Prototyping and More Prototyping
A creative idea is just the beginning. Under Steve’s guidance, Apple’s engineers and industrial designers build mockups and prototypes, edit and revise them, and then build more mockups and prototypes. At times, the cycle seems endless—teams build an “embarrassing” number of prototypes. The focus is on simplification.

Steve says, “When you start looking at a problem and think it’s really simple, you don’t understand how complex the problem really is. Once you get into the problem…you see that it’s complicated, and you come up with all these convoluted solutions. That’s where most people stop, and the solutions tend to work for a while. But the really great person will keep going, find the underlying problem, and come up with an elegant solution that works on every level.”

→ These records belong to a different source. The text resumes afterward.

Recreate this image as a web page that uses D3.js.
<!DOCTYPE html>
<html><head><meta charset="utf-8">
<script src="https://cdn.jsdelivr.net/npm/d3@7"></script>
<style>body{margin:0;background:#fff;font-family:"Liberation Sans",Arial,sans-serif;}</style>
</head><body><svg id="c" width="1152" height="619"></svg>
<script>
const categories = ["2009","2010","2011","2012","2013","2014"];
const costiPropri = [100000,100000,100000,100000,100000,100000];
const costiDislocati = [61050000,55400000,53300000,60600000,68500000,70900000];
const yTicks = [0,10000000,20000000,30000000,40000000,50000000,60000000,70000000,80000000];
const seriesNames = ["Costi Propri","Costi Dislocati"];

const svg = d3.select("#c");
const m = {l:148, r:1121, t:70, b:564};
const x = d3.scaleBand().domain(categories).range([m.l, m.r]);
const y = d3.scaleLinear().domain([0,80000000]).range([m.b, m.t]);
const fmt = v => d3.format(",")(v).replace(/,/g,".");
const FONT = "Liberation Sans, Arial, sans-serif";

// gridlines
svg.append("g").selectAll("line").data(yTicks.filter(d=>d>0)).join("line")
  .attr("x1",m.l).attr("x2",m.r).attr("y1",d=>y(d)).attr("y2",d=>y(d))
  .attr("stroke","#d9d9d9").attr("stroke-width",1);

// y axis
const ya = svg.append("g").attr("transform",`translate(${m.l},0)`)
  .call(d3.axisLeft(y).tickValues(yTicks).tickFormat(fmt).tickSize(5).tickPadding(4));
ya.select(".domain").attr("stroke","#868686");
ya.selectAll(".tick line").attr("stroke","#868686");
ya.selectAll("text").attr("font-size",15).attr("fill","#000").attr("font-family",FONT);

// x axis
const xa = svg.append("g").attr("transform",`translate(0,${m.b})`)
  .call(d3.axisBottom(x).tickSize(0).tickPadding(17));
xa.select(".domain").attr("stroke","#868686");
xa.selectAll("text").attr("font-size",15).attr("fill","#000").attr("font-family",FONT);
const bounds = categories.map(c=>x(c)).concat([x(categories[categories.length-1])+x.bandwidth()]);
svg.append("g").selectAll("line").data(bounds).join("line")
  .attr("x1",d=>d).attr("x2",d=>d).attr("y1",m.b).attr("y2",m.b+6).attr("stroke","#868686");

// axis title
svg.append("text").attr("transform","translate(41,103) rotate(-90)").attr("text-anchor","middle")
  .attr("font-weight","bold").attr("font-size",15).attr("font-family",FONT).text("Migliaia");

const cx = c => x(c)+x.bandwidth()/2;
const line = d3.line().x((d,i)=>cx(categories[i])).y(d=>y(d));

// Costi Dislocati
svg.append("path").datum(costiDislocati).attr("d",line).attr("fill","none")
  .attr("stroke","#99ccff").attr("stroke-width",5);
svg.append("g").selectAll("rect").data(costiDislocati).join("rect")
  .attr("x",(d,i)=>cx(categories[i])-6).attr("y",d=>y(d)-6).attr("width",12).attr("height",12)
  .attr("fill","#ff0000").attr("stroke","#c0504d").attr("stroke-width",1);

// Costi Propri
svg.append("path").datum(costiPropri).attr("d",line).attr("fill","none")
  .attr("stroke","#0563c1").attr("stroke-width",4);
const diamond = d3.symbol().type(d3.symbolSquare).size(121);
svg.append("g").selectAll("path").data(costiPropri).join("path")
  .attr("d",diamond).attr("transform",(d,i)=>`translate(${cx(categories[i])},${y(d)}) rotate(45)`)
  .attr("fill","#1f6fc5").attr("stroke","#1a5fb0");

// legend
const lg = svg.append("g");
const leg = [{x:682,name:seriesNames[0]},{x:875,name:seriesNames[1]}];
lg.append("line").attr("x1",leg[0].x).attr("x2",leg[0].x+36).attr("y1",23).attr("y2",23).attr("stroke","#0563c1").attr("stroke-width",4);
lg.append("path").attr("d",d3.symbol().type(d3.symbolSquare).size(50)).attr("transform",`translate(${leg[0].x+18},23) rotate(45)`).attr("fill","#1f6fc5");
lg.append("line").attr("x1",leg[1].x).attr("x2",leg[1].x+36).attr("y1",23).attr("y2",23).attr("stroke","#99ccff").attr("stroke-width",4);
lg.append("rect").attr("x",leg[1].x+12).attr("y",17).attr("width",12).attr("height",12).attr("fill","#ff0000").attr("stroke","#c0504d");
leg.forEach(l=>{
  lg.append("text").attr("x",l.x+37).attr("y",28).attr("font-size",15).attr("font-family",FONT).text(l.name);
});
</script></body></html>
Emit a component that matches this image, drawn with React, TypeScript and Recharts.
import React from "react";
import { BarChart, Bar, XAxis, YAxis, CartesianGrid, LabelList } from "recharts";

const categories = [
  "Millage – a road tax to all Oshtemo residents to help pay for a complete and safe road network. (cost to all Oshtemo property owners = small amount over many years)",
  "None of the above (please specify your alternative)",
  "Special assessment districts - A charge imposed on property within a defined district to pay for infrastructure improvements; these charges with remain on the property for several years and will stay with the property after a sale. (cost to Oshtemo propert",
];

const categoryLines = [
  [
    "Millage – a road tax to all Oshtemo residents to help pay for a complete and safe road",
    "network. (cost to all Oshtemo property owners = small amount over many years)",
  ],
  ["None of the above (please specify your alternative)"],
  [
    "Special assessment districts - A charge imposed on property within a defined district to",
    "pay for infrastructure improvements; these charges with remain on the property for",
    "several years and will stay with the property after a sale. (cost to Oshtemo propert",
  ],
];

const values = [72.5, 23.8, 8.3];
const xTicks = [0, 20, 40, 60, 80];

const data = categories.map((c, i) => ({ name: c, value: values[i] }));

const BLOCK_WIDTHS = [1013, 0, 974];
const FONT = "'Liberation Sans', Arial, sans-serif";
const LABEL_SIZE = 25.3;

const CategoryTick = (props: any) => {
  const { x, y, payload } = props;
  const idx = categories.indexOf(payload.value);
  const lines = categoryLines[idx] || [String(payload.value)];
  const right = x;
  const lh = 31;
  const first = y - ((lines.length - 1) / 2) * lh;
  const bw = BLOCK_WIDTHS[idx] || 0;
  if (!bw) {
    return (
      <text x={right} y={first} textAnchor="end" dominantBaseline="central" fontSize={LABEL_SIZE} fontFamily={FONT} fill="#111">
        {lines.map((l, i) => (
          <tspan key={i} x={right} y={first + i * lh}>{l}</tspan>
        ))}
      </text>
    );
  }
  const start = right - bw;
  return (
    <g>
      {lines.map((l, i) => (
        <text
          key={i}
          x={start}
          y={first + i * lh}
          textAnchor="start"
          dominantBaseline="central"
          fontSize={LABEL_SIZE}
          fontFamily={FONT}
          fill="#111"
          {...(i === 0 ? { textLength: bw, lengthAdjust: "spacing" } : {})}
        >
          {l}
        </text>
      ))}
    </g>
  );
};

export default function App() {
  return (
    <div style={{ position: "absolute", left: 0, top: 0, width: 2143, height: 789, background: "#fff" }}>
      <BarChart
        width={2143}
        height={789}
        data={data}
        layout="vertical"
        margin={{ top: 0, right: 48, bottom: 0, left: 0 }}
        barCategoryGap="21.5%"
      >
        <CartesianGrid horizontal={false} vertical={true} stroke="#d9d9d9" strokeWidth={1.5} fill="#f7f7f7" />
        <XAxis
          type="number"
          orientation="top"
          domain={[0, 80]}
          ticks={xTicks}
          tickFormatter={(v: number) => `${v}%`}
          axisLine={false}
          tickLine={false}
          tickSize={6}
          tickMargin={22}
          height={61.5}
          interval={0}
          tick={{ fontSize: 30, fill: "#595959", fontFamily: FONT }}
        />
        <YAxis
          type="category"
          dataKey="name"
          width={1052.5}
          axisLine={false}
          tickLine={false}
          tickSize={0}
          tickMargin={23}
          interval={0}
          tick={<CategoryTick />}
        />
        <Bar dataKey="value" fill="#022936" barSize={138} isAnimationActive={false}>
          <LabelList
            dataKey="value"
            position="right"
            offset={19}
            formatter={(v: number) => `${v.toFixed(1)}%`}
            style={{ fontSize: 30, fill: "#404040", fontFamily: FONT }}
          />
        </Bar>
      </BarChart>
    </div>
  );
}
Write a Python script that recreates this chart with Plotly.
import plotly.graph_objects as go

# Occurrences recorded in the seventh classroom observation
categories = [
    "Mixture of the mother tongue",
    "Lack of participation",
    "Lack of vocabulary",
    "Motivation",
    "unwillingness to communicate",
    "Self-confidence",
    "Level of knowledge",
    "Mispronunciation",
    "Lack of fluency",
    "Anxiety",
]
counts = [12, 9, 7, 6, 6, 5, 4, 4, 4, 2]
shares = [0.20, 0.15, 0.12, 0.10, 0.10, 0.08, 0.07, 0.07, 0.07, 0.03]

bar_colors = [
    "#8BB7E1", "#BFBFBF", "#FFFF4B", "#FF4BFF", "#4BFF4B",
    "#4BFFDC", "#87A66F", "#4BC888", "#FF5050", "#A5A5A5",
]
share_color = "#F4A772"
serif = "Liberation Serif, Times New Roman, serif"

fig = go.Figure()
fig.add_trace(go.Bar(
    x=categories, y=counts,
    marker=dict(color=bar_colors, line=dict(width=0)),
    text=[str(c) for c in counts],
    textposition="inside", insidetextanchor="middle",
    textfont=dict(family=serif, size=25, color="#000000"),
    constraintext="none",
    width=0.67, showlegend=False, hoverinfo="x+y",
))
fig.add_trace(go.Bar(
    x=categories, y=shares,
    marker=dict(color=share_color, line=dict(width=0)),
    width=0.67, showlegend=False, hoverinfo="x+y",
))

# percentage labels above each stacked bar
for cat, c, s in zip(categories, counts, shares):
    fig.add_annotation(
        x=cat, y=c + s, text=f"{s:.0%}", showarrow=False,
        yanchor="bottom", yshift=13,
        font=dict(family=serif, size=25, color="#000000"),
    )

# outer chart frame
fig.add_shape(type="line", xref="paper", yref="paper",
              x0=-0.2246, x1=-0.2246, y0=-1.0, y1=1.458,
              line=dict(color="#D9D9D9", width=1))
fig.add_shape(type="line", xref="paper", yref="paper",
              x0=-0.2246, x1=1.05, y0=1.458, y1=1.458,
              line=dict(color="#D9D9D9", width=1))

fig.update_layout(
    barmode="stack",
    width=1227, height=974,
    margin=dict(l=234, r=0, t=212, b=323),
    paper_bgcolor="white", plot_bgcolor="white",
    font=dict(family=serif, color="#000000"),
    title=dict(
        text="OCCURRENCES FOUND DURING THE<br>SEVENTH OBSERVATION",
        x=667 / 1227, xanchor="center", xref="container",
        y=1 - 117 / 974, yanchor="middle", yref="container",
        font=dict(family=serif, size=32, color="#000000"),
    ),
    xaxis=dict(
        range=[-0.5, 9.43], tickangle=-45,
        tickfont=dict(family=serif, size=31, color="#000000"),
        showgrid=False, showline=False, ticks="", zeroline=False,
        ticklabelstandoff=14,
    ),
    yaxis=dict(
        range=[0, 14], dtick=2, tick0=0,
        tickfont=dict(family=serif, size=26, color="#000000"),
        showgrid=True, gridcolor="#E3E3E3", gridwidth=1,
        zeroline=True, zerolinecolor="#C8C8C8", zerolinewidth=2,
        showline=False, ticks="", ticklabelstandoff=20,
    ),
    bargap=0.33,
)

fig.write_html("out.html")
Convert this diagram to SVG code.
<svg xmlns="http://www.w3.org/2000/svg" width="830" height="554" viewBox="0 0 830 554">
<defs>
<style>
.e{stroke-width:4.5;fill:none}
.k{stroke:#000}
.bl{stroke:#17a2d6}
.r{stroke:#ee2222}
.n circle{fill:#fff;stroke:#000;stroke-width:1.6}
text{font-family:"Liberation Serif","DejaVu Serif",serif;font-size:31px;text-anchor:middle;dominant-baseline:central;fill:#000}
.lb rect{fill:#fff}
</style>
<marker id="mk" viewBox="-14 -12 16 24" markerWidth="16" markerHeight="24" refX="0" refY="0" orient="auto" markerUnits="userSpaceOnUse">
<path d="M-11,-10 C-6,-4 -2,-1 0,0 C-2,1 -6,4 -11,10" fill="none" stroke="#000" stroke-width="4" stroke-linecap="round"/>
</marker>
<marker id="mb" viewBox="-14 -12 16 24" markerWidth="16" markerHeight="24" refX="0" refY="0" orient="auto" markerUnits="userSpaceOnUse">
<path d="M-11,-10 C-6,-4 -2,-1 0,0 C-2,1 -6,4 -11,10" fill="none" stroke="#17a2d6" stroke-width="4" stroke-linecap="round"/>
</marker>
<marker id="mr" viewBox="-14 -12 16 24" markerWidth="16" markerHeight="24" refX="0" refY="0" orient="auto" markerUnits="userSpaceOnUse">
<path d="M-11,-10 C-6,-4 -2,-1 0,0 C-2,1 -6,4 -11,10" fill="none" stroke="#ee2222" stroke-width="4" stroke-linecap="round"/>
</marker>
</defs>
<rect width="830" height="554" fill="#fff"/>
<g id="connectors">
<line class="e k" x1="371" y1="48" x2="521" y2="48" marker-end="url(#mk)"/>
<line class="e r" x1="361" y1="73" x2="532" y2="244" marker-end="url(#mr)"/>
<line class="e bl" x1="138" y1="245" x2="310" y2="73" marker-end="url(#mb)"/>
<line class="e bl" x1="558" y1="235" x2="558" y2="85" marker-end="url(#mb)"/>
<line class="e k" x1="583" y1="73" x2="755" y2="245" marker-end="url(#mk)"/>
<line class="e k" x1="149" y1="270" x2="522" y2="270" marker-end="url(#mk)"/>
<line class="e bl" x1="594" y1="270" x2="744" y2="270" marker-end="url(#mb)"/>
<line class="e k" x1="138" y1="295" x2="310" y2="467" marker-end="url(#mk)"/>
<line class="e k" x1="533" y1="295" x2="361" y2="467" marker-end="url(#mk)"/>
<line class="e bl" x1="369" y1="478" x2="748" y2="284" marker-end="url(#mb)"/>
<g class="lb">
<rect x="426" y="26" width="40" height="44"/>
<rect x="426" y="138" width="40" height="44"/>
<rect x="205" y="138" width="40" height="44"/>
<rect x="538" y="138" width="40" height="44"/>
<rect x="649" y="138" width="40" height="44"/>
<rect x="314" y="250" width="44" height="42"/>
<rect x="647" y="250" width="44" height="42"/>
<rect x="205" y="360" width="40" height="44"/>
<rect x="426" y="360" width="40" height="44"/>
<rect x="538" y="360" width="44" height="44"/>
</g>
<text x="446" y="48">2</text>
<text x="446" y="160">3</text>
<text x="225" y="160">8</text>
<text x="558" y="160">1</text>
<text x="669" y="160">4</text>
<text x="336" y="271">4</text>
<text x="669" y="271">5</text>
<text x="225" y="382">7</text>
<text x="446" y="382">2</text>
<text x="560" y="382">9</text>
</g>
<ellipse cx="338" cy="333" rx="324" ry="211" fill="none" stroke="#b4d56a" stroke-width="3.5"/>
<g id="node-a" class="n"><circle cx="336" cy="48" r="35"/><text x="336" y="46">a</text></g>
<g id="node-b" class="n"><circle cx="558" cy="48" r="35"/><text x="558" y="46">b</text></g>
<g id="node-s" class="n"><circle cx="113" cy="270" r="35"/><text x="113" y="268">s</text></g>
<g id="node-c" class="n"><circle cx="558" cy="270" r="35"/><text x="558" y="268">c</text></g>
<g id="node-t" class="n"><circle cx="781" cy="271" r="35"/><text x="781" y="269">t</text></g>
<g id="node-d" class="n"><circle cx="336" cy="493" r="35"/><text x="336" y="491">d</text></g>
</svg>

The final product is both beautiful and functional. It combines handcrafted quality with mass-manufactured affordability. I remember using my first iPod. It looked great, felt great, and I didn’t have to read the user manual to make it work.

Authoritative Leadership
Scientists have found that the best parenting style is “authoritative.” Authoritative parents are both demanding and responsive. Demanding refers to discipline, control, and supervision. Responsiveness refers to emotional warmth, acceptance, and involvement in a child’s life.

At Apple, Steve is an authoritative CEO. On one hand, he works his people hard and insists on seemingly impossible goals. Apparently, everyone who works with Steve eventually burns out or gets fired. On the other hand, Steve is passionate and cares deeply. He inspires teams to run through walls with his “reality distortion field.” In The Prince, Niccolo Machiavelli says, “Since love and fear can hardly exist together, if we must choose between them, it is far safer to be feared than loved.” Perhaps that is the secret of Steve’s leadership style—he has figured out how to balance love and fear.

Simonton DK. (2000). Creative development as acquired expertise: theoretical issues and an empirical test. Developmental Review. 20:283–318. Abstract.

Aunola K, Stattin H, Nurmi J. (2000). Parenting styles and adolescents’ achievement strategies. Journal of Adolescence. 23:205–222. Abstract.